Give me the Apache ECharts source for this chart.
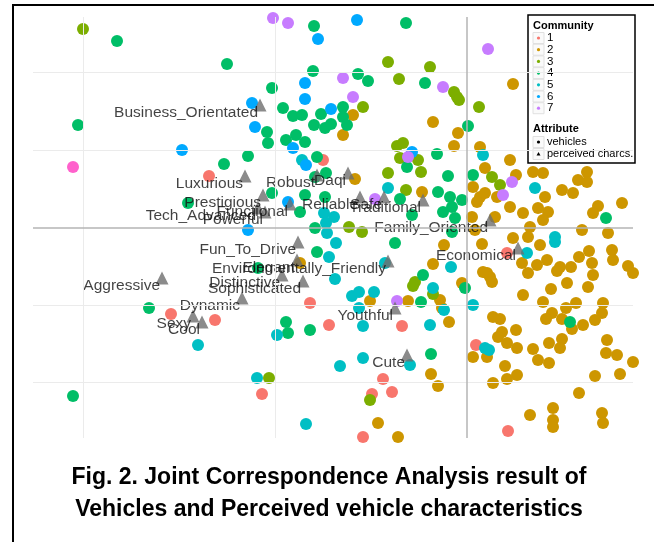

==

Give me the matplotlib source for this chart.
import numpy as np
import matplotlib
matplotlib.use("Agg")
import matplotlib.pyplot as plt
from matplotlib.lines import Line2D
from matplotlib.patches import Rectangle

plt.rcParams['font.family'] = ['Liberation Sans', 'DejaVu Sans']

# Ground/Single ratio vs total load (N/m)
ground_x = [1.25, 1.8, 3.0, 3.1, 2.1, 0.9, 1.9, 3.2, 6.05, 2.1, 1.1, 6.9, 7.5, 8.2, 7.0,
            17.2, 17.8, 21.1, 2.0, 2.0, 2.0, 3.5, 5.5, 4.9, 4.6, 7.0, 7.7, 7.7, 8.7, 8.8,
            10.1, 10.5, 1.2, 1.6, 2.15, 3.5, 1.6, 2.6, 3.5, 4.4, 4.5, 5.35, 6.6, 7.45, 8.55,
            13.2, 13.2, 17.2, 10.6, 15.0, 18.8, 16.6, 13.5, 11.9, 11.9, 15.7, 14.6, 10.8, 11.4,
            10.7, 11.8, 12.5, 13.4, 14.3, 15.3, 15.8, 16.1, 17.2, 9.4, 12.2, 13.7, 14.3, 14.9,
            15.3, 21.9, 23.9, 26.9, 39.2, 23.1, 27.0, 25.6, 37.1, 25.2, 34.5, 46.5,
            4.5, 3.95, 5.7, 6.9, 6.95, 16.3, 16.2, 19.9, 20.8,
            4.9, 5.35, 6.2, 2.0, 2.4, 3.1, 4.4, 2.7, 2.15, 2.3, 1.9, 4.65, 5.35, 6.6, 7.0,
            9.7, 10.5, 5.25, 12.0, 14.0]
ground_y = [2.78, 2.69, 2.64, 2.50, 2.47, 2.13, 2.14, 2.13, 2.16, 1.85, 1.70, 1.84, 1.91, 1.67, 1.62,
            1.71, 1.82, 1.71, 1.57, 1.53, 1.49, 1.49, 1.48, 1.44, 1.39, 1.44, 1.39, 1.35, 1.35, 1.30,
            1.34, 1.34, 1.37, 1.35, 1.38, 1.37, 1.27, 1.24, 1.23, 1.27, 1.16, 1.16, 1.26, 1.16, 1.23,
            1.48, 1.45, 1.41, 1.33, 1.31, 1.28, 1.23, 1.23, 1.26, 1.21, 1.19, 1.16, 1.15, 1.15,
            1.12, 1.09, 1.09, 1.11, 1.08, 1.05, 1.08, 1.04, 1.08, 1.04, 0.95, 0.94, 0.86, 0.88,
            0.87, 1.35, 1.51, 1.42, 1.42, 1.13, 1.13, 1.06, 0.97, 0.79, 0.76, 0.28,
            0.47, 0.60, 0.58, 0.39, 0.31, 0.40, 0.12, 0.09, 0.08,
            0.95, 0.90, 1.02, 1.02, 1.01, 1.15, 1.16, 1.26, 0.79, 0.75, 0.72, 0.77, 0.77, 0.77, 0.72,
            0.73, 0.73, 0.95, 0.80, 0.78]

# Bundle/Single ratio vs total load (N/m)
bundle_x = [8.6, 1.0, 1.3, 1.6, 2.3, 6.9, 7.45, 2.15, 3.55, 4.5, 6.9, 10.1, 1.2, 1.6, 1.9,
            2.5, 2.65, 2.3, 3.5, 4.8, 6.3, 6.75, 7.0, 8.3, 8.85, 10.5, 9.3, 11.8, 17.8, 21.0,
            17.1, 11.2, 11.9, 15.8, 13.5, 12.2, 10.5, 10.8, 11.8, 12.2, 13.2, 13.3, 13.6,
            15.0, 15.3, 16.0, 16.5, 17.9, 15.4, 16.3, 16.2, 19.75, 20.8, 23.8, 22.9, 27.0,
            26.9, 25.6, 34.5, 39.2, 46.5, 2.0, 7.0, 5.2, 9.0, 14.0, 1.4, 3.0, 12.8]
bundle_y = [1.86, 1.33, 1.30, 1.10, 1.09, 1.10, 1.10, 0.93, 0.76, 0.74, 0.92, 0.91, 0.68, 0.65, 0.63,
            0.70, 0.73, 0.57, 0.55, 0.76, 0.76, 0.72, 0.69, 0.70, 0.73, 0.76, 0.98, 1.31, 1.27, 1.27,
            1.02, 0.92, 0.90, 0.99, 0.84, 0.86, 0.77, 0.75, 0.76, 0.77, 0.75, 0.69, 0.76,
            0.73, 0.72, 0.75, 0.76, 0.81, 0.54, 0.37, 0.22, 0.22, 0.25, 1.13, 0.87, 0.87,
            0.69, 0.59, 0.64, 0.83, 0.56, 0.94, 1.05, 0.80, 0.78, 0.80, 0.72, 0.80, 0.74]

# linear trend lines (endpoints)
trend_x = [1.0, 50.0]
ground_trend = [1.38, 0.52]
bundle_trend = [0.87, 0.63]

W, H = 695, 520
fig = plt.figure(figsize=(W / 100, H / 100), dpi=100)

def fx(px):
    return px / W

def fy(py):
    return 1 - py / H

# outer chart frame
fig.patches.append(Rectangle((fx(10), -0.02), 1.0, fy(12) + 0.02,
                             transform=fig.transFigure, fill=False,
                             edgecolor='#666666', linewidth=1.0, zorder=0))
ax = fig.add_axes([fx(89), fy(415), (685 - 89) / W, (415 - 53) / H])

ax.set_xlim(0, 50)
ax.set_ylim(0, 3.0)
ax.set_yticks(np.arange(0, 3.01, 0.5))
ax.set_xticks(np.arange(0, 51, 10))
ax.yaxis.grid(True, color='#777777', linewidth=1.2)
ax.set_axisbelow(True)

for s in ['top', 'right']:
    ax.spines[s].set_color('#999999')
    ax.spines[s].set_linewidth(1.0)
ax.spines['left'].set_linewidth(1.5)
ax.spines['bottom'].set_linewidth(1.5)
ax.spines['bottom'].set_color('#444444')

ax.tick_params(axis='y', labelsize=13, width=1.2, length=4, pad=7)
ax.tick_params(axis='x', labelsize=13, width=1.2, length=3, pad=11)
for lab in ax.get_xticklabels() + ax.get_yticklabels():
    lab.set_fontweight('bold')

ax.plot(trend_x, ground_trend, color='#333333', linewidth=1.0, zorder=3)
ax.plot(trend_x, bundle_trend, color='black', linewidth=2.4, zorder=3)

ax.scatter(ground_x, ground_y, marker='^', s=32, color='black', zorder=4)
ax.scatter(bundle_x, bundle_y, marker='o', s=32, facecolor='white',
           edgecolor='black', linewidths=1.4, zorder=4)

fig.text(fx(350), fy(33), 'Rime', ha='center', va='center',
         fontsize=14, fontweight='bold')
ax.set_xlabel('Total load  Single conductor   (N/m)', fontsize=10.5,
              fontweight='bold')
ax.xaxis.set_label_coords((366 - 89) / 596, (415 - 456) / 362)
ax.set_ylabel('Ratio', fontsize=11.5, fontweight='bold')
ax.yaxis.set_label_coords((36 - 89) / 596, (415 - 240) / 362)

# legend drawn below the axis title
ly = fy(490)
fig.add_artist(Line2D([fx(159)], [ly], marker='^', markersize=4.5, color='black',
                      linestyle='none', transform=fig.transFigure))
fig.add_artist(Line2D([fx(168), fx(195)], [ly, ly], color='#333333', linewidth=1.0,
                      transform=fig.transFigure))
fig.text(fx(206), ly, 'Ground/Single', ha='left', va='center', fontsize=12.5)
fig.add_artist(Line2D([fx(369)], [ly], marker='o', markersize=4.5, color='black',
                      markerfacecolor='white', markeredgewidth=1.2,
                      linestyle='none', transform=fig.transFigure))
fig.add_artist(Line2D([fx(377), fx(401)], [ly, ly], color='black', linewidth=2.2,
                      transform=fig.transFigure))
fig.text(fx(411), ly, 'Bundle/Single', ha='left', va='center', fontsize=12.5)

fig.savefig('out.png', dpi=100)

• Goal
Which lines include "Give"? Copy each of them out.

• Answer to the exercise
Give me the Apache ECharts source for this chart.
Give me the matplotlib source for this chart.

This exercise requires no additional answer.